Flawed Research: Friedman Tax-Credit Reports

Friedman Tax-Credit Reports Inaccurate and Unsubstantiated

Reports’ conclusions highly suspect, according to new review

EAST LANSING, Mi., June 22, 2009. – A recent series of reports focused on Georgia, Indiana and Montana conclude that programs awarding tax credits to donors funding private school vouchers will reduce government expenditures and make the finance system more efficient. A new review of the reports finds their conclusions highly suspect and sharply criticizes them for presenting unsubstantiated claims and failing to adequately consider short- and long-term costs of such tax-credit programs.

The reports are The Fiscal Impact of Tax-Credit Scholarships in Montana and The Fiscal Impact of Tax-Credit Scholarships in Georgia, and The Fiscal Impact of a Corporate & Individual Tax-Credit Scholarship Program on the State of Indiana. All three are published by the Friedman Foundation, a think tank which advocates free-market approaches to education. The three reports were reviewed for the Think Twice project by Luis Huerta of Teachers College, Columbia University.

Tax-credit voucher programs – sometimes dubbed neovouchers – provide a non-refundable tax credit to individuals or corporations contributing to non-profit corporations, which then distribute the money to students attending private schools. These neovouchers (often called “scholarships” in the state laws) now exist in six states—Arizona, Pennsylvania, Florida, Rhode Island, Iowa, and Georgia—and others, including Indiana and Montana, are considering them.

The three Friedman reports claim that implementing such programs would result in a net financial saving to the states. They base their conclusions, Huerta observes, on assumptions about the sensitivity of public school revenues and expenditures to enrollment declines, as well as assumptions about a pent-up demand for publicly funded private school choice and the nature and degree of supply and demand pressures. Huerta tests all these assumptions and finds them to be largely groundless and frequently at odds with established research.

In fact, Huerta notes that the reports’ use of research is largely confined to work from advocacy groups like the Friedman Foundation itself. He observes that this “insular approach further calls into question the validity of the new reports’ conclusions.” While the report on Indiana offers a “more thoughtful” approach to research, Huerta continues, the literature it cites is poorly used and doesn’t clearly support the report’s estimates and conclusions.

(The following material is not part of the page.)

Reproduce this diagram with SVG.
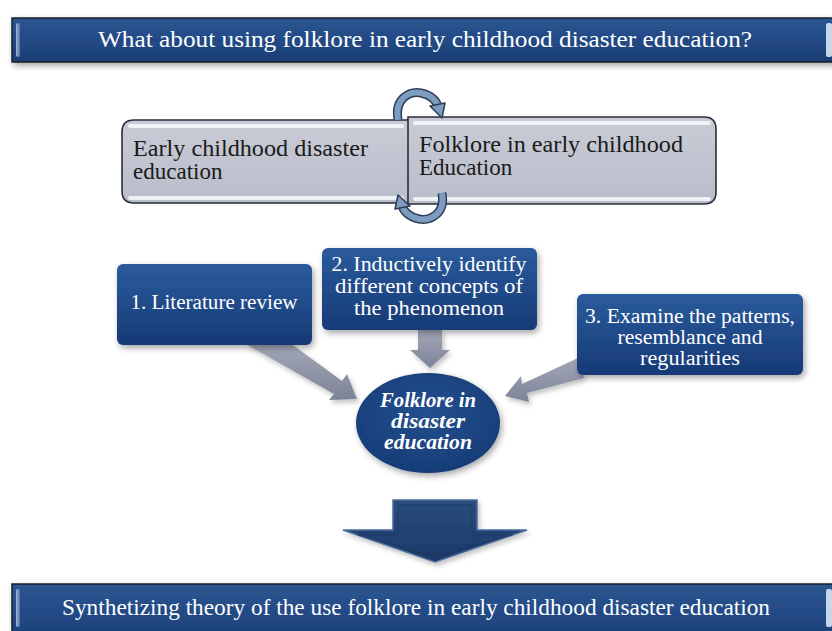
<svg xmlns="http://www.w3.org/2000/svg" width="832" height="631" viewBox="0 0 832 631" font-family="'Liberation Serif', 'DejaVu Serif', serif">
<defs>
<style>
text{font-family:'Liberation Serif','DejaVu Serif',serif;}
.w{fill:#ffffff;}
.k{fill:#1a1a1a;}
.banner{fill:url(#gBanner);stroke:#1a1f2a;stroke-width:1.5;}
.bbox{fill:url(#gBlue);filter:url(#sh);}
.gbox{fill:url(#gGrey);stroke:#2a2e38;stroke-width:1.6;}
.hl{fill:#f4f6fa;opacity:0.9;}
.garrow{fill:url(#gArrow);filter:url(#sh2);}
.cyc{fill:none;stroke:#2f3d55;stroke-width:9;stroke-linecap:butt;}
.cyc2{fill:none;stroke:#7d9cc2;stroke-width:6;stroke-linecap:butt;}
.cyh{fill:#7d9cc2;stroke:#2f3d55;stroke-width:1.5;stroke-linejoin:round;}
</style>
<linearGradient id="gBanner" x1="0" y1="0" x2="0" y2="1">
<stop offset="0" stop-color="#2d5690"/>
<stop offset="0.5" stop-color="#224a86"/>
<stop offset="1" stop-color="#1b3d72"/>
</linearGradient>
<linearGradient id="gBlue" x1="0" y1="0" x2="0" y2="1">
<stop offset="0" stop-color="#2b5b9c"/>
<stop offset="1" stop-color="#163a76"/>
</linearGradient>
<radialGradient id="gEll" cx="0.5" cy="0.4" r="0.6">
<stop offset="0" stop-color="#24508e"/>
<stop offset="1" stop-color="#173d78"/>
</radialGradient>
<linearGradient id="gGrey" x1="0" y1="0" x2="0" y2="1">
<stop offset="0" stop-color="#c9ccd6"/>
<stop offset="1" stop-color="#b9bdca"/>
</linearGradient>
<linearGradient id="gArrow" x1="0" y1="0" x2="0" y2="1">
<stop offset="0" stop-color="#a3a8b8"/>
<stop offset="1" stop-color="#7d8398"/>
</linearGradient>
<linearGradient id="gBig" x1="0" y1="0" x2="0" y2="1">
<stop offset="0" stop-color="#2a4d80"/>
<stop offset="1" stop-color="#1b3866"/>
</linearGradient>
<linearGradient id="gGloss" x1="0" y1="0" x2="1" y2="0">
<stop offset="0" stop-color="#9fb8d8"/>
<stop offset="1" stop-color="#4d72a6"/>
</linearGradient>
<filter id="sh" x="-10%" y="-10%" width="125%" height="130%">
<feDropShadow dx="2" dy="3" stdDeviation="3" flood-color="#000" flood-opacity="0.35"/>
</filter>
<filter id="sh2" x="-20%" y="-20%" width="140%" height="140%">
<feDropShadow dx="2" dy="3" stdDeviation="2.5" flood-color="#000" flood-opacity="0.25"/>
</filter>
</defs>
<rect width="832" height="631" fill="#ffffff"/>

<g id="header">
<rect class="banner" x="12" y="18" width="830" height="44" filter="url(#sh)"/>
<rect x="16" y="23" width="4" height="34" rx="2" fill="url(#gGloss)"/>
<rect x="826" y="23" width="6" height="34" rx="2" fill="#c8d6ea"/>
<text class="w" x="98" y="47" font-size="24" textLength="654" lengthAdjust="spacingAndGlyphs">What about using folklore in early childhood disaster education?</text>
</g>

<g id="early-childhood">
<path class="gbox" d="M134,120 H409 V203 H134 Q122,203 122,191 V132 Q122,120 134,120 Z"/>
<rect class="hl" x="128" y="124" width="276" height="4" rx="2"/>
<rect class="hl" x="128" y="196" width="276" height="4" rx="2"/>
<text class="k" x="133" y="156" font-size="23" textLength="235" lengthAdjust="spacingAndGlyphs">Early childhood disaster</text>
<text class="k" x="133" y="179" font-size="23">education</text>
</g>

<g id="folklore-early">
<path class="gbox" d="M408,117 H704 Q716,117 716,129 V192 Q716,204 704,204 H408 Z"/>
<rect class="hl" x="413" y="121" width="298" height="4" rx="2"/>
<rect class="hl" x="413" y="197" width="298" height="4" rx="2"/>
<text class="k" x="419" y="152" font-size="23" textLength="264" lengthAdjust="spacingAndGlyphs">Folklore in early childhood</text>
<text class="k" x="419" y="175" font-size="23">Education</text>
</g>

<g id="cycle">
<path class="cyc" d="M398,120 C394,98 410,91 421,93 C431,95 437,101 438,107"/>
<path class="cyc2" d="M398,120 C394,98 410,91 421,93 C431,95 437,101 438,107"/>
<polygon class="cyh" points="430,106 445,103 442,118"/>
<path class="cyc" d="M442,193 C446,214 430,221 419,219 C409,217 403,211 402,205"/>
<path class="cyc2" d="M442,193 C446,214 430,221 419,219 C409,217 403,211 402,205"/>
<polygon class="cyh" points="410,206 395,209 398,195"/>
</g>

<g id="connectors">
<polygon class="garrow" points="244,343 290,343 342,381 347,374 357,399 329,400 334,394"/>
<polygon class="garrow" points="418,330 442,330 442,350 450,350 430,368 410,350 418,350"/>
<polygon class="garrow" points="578,358 584,378 527,393 529,402 505,396 521,376 522,384"/>
</g>

<g id="step1">
<rect class="bbox" x="117" y="264" width="195" height="81" rx="6"/>
<text class="w" x="214" y="309" font-size="20" text-anchor="middle" textLength="167" lengthAdjust="spacingAndGlyphs">1. Literature review</text>
</g>

<g id="step2">
<rect class="bbox" x="322" y="248" width="215" height="82" rx="6"/>
<text class="w" x="429" y="271" font-size="20" text-anchor="middle" textLength="195" lengthAdjust="spacingAndGlyphs">2. Inductively identify</text>
<text class="w" x="429" y="293" font-size="20" text-anchor="middle" textLength="188" lengthAdjust="spacingAndGlyphs">different concepts of</text>
<text class="w" x="429" y="315" font-size="20" text-anchor="middle" textLength="150" lengthAdjust="spacingAndGlyphs">the phenomenon</text>
</g>

<g id="step3">
<rect class="bbox" x="577" y="294" width="226" height="81" rx="6"/>
<text class="w" x="690" y="323" font-size="20" text-anchor="middle" textLength="210" lengthAdjust="spacingAndGlyphs">3. Examine the patterns,</text>
<text class="w" x="690" y="344" font-size="20" text-anchor="middle" textLength="145" lengthAdjust="spacingAndGlyphs">resemblance and</text>
<text class="w" x="690" y="365" font-size="20" text-anchor="middle" textLength="100" lengthAdjust="spacingAndGlyphs">regularities</text>
</g>

<g id="folklore-disaster">
<ellipse cx="428" cy="423" rx="72" ry="50" fill="url(#gEll)" filter="url(#sh)"/>
<text class="w" x="428" y="407" font-size="20" font-style="italic" font-weight="bold" text-anchor="middle" textLength="96" lengthAdjust="spacingAndGlyphs">Folklore in</text>
<text class="w" x="428" y="428" font-size="20" font-style="italic" font-weight="bold" text-anchor="middle" textLength="74" lengthAdjust="spacingAndGlyphs">disaster</text>
<text class="w" x="428" y="449" font-size="20" font-style="italic" font-weight="bold" text-anchor="middle" textLength="88" lengthAdjust="spacingAndGlyphs">education</text>
</g>

<g id="big-arrow">
<polygon points="393,500 477,500 477,530 527,530 435,562 343,530 393,530" fill="url(#gBig)" stroke="#4d6c9a" stroke-width="1.5" stroke-linejoin="miter" filter="url(#sh2)"/>
<polygon points="398,505 472,505 472,535 512,535 435,557 358,535 398,535" fill="none" stroke="#1a3560" stroke-width="1" opacity="0.6"/>
</g>

<g id="footer">
<rect class="banner" x="12" y="584" width="830" height="60" filter="url(#sh)"/>
<rect x="16" y="589" width="4" height="38" rx="2" fill="url(#gGloss)"/>
<rect x="826" y="589" width="6" height="38" rx="2" fill="#c8d6ea"/>
<text class="w" x="62" y="615" font-size="24" textLength="708" lengthAdjust="spacingAndGlyphs">Synthetizing theory of the use folklore in early childhood disaster education</text>
</g>
</svg>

Huerta’s review hits particularly hard on the reports’ failure to consider key factors concerning private school supply and demand if neovoucher programs were to be implemented. Specifically, these factors are crucial to the reports’ analyses, and the review shows them to be highly problematic. Similarly, the reports fail to adequately account for the additional expenditures of a tax-credit program when it subsidizes families who were going to choose a private school anyway, making their expenditure calculations almost worthless.

“Policymakers should be cautioned to look beyond the seductive promises of increased fiscal savings and efficiency, which are unsubstantiated and inaccurately estimated in these reports,” Huerta concludes. “Instead, policymakers should seek more balanced and empirically robust assessments that would allow them to make informed decisions about how to proceed with effective school reform polices.”